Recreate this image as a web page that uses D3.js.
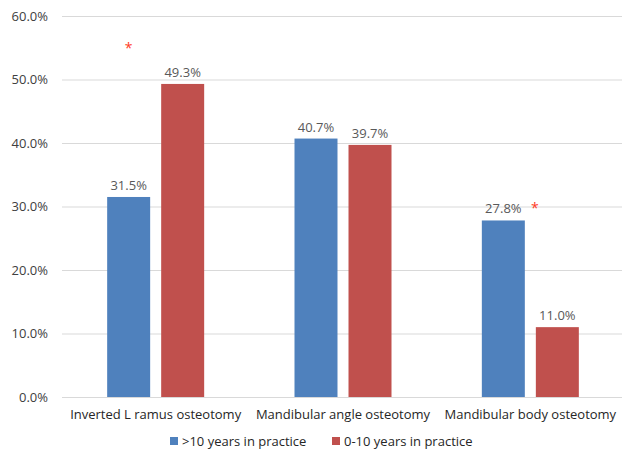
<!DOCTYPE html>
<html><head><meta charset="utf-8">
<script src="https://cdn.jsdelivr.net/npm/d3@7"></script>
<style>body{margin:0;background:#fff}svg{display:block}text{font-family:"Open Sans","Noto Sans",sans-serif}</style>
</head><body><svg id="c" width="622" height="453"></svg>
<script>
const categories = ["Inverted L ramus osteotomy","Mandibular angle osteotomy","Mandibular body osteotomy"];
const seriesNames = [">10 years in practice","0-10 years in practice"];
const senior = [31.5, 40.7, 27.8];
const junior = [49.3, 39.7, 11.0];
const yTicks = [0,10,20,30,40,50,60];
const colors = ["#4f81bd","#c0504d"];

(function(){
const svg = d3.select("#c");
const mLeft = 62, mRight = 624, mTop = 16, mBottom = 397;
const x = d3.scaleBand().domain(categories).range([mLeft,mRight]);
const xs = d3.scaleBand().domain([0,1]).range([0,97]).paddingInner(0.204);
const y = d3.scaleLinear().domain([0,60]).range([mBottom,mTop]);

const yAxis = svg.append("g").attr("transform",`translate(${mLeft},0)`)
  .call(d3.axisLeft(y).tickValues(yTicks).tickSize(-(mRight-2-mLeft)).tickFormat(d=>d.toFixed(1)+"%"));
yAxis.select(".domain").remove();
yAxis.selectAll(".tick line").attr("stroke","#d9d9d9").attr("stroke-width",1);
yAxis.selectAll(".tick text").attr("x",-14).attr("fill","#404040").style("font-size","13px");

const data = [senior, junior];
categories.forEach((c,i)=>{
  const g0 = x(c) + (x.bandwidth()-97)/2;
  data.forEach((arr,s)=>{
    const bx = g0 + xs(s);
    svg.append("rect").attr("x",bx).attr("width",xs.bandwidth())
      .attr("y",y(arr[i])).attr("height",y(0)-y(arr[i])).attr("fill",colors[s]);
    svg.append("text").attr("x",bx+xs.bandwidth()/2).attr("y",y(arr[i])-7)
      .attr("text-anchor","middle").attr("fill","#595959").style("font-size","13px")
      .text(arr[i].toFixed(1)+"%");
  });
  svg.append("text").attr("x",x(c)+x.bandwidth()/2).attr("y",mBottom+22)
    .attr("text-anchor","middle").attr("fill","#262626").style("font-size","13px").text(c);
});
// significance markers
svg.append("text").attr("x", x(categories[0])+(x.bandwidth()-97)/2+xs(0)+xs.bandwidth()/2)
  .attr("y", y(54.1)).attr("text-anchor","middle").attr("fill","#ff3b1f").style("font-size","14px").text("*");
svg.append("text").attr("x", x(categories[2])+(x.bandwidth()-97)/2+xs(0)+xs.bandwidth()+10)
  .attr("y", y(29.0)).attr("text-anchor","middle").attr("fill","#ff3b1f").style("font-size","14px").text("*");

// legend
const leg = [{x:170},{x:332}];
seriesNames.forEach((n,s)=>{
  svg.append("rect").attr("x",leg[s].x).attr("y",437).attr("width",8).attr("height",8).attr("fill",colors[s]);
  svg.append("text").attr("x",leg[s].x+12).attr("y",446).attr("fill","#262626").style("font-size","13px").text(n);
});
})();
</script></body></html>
==
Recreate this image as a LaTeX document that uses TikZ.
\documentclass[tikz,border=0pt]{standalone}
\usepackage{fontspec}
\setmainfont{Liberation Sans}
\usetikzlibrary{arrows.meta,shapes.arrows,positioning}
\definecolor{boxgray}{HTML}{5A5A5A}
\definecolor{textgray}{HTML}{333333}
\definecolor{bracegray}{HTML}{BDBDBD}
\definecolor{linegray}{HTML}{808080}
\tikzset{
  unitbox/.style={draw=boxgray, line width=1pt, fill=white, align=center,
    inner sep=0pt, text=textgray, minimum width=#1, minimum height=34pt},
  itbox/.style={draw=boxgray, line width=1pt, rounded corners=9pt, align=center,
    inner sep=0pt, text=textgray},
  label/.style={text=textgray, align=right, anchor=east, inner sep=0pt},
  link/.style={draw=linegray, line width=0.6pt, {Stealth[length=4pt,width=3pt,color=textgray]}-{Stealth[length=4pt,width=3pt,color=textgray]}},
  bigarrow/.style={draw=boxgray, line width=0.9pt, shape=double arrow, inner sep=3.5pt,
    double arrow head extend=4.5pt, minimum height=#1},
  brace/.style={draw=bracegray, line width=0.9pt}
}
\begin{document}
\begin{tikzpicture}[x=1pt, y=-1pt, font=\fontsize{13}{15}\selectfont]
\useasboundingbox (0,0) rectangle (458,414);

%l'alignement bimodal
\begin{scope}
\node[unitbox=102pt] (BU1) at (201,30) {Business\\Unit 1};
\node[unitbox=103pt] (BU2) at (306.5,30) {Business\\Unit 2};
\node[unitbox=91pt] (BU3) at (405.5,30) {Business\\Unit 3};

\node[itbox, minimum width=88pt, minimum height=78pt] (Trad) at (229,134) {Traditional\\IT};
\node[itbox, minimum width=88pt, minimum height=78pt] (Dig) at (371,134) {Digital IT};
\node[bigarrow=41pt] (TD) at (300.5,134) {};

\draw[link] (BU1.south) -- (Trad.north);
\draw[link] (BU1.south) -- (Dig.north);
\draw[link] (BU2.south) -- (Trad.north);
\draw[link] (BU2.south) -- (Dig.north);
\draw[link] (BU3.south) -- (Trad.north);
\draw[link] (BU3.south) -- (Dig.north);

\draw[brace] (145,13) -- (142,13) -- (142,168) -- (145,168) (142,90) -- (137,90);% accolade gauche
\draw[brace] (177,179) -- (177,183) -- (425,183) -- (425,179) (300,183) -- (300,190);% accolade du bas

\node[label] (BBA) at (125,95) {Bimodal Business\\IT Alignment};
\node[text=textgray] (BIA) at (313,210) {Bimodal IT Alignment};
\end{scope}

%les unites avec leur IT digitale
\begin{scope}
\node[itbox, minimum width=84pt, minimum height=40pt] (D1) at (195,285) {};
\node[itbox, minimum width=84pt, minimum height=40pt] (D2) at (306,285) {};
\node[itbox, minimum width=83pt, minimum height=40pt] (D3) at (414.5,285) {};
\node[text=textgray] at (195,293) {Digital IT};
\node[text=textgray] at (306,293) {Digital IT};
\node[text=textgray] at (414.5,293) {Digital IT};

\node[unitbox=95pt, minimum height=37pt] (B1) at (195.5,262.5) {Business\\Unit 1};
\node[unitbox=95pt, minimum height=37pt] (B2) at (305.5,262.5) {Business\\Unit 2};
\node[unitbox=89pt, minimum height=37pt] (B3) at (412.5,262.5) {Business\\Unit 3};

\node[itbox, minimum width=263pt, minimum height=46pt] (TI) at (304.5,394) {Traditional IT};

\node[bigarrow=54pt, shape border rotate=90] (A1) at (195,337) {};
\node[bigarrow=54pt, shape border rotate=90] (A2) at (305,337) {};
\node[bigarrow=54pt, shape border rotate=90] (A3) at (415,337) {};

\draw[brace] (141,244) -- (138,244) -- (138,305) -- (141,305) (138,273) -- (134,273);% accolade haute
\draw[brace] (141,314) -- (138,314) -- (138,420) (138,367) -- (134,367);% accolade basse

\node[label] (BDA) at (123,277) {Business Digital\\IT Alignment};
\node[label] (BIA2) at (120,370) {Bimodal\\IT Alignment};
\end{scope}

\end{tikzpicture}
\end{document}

→ **What you need to do**
Give the exact lines, and only those, from the line containing "Recreate this image as a LaTeX" through the line containing "(BU3) at (405.5,30)" in the entries above.

→ **Response below**
Recreate this image as a LaTeX document that uses TikZ.
\documentclass[tikz,border=0pt]{standalone}
\usepackage{fontspec}
\setmainfont{Liberation Sans}
\usetikzlibrary{arrows.meta,shapes.arrows,positioning}
\definecolor{boxgray}{HTML}{5A5A5A}
\definecolor{textgray}{HTML}{333333}
\definecolor{bracegray}{HTML}{BDBDBD}
\definecolor{linegray}{HTML}{808080}
\tikzset{
  unitbox/.style={draw=boxgray, line width=1pt, fill=white, align=center,
    inner sep=0pt, text=textgray, minimum width=#1, minimum height=34pt},
  itbox/.style={draw=boxgray, line width=1pt, rounded corners=9pt, align=center,
    inner sep=0pt, text=textgray},
  label/.style={text=textgray, align=right, anchor=east, inner sep=0pt},
  link/.style={draw=linegray, line width=0.6pt, {Stealth[length=4pt,width=3pt,color=textgray]}-{Stealth[length=4pt,width=3pt,color=textgray]}},
  bigarrow/.style={draw=boxgray, line width=0.9pt, shape=double arrow, inner sep=3.5pt,
    double arrow head extend=4.5pt, minimum height=#1},
  brace/.style={draw=bracegray, line width=0.9pt}
}
\begin{document}
\begin{tikzpicture}[x=1pt, y=-1pt, font=\fontsize{13}{15}\selectfont]
\useasboundingbox (0,0) rectangle (458,414);

%l'alignement bimodal
\begin{scope}
\node[unitbox=102pt] (BU1) at (201,30) {Business\\Unit 1};
\node[unitbox=103pt] (BU2) at (306.5,30) {Business\\Unit 2};
\node[unitbox=91pt] (BU3) at (405.5,30) {Business\\Unit 3};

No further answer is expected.